Prognose über die Dauer von Beziehungen möglich – aber auch notwendig?
Von: Sebastian Hollstein
„Prognosen über die Langlebigkeit einer Beziehung sind durchaus möglich“, sagt Dr. Christine Finn von der Universität Jena. Im Rahmen der im Jahr 2008 gestarteten auf vierzehn Jahre angelegte Langzeitstudie „Panel-Analyse von intimen Beziehungen und Familiendynamik (pairfam)“ hat sie fast 2‘000 Paare über sieben Jahre hinweg in regelmässigen Abständen befragt, von denen sich sechzehn Prozent in diesem Zeitraum getrennt haben. „Bereits zu Beginn einer Beziehung lassen sich Prädiktoren – also gewisse Vorhersagevariablen – finden, die Informationen darüber liefern, ob die Beziehung lange hält oder nicht.“
Wahrscheinlich war es noch nie so einfach wie heute, eine Partnerin oder einen Partner zu finden, die oder der zumindest theoretisch auch zu einem passt. Dating-Plattformen im Internet füttern Algorithmen mit Informationen von Suchenden, um für sie das beste Gegenstück zu finden. Doch lässt sich diese Berechenbarkeit auch auf eine Beziehung übertragen? Kann man zu Beginn einer Beziehung schon vorhersagen, ob sie hält?
Dieser Frage sind Psychologinnen und Psychologen der Friedrich-Schiller-Universität Jena und der University of Alberta, Kanada, nachgegangen und zu einem eindeutigen Ergebnis gekommen: „Prognosen über die Langlebigkeit einer Beziehung sind durchaus möglich“, sagt Dr. Christine Finn von der Universität Jena.
Wer unglücklich startet, wird noch unglücklicher
In der Psychologie gebe es derzeit zwei wissenschaftliche Modelle, die den Verlauf einer Paarbeziehung unterschiedlich beschreiben, erklärt Finn. Eines beinhalte, dass alle Paare zu Beginn etwa gleich glücklich seien.
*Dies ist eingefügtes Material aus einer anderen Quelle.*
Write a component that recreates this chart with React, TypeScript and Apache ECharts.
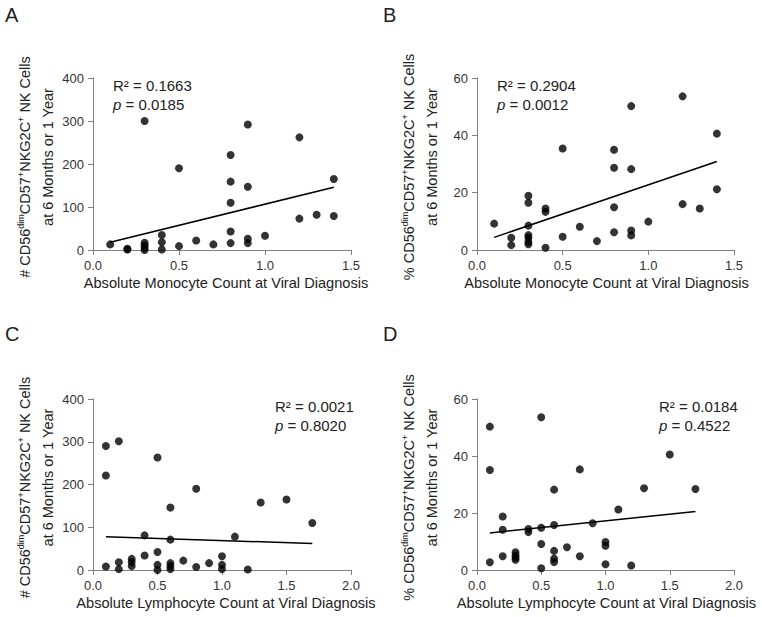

Endet die Beziehung mit einer Trennung, dann sei das auf Probleme zurückzuführen, die sich erst im Laufe der gemeinsamen Zeit entwickeln.
Das zweite Modell gehe davon aus, dass Paare bereits auf unterschiedlichen Glücksniveaus starten. Generell hielten sie dieses zwar, aber eine negativere Ausgangssituation erhöhe die Wahrscheinlichkeit des Scheiterns.
„Wir haben nun herausgefunden, dass eine Mischung aus beiden Modellen wohl zutrifft“, sagt die Jenaer Psychologin. „Auch wir können ein unterschiedliches Ausgangsniveau bestätigen. Zusätzlich nimmt bei beiden Gruppen die Glücklichkeit ab – bei denen, die sich später trennen, passiert das allerdings deutlich rapider. Das bedeutet: Wer unglücklich startet, wird noch unglücklicher.“
Der Beginn einer Beziehung kann also schon einiges über ihren Verlauf verraten. Die Zufriedenheit ermittelten die Jenaer Forschenden, indem sie beispielsweise danach fragten, wie sehr die Partnerinnen und Partner ihre Bedürfnisse befriedigt sehen. Generell gilt dabei: Wer ähnliche Bedürfnisse hat, zum Beispiel nach Nähe, aber auch danach weiterhin eigene Interessen verfolgen zu können, bleibt meist länger zusammen.
Keine Beziehung ist von vornherein zum Scheitern verurteilt
Durch die neuen wissenschaftlichen Erkenntnisse könnten also Paare schon vorher Informationen erhalten, wie hoch die Chance ist, dass sie zusammenbleiben. Aber ist eine solche Auskunft auch sinnvoll?
Christine Finn ist skeptisch: „Uns geht es nicht darum, den allgemeinen Optimierungstrend weiter zu unterfüttern und eine Beziehung nur ergebnisorientiert mit der Aussicht auf Langlebigkeit zu führen. Wenn sich Paare nach einiger Zeit trennen, kann das trotzdem eine wertvolle und wichtige Phase in ihrem Leben sein – die möglicherweise die folgenden Beziehungen positiv beeinflusst. Ausserdem können Paare das Gemeinsame, wie das Ausleben von Nähe und Unabhängigkeit, auch bewusst steuern und daran arbeiten. Keine Beziehung ist von vornherein zum Scheitern verurteilt.“ Insofern könnten die Ergebnisse der Studie durchaus wertvoll für Beratungsstellen und Therapeuten sein.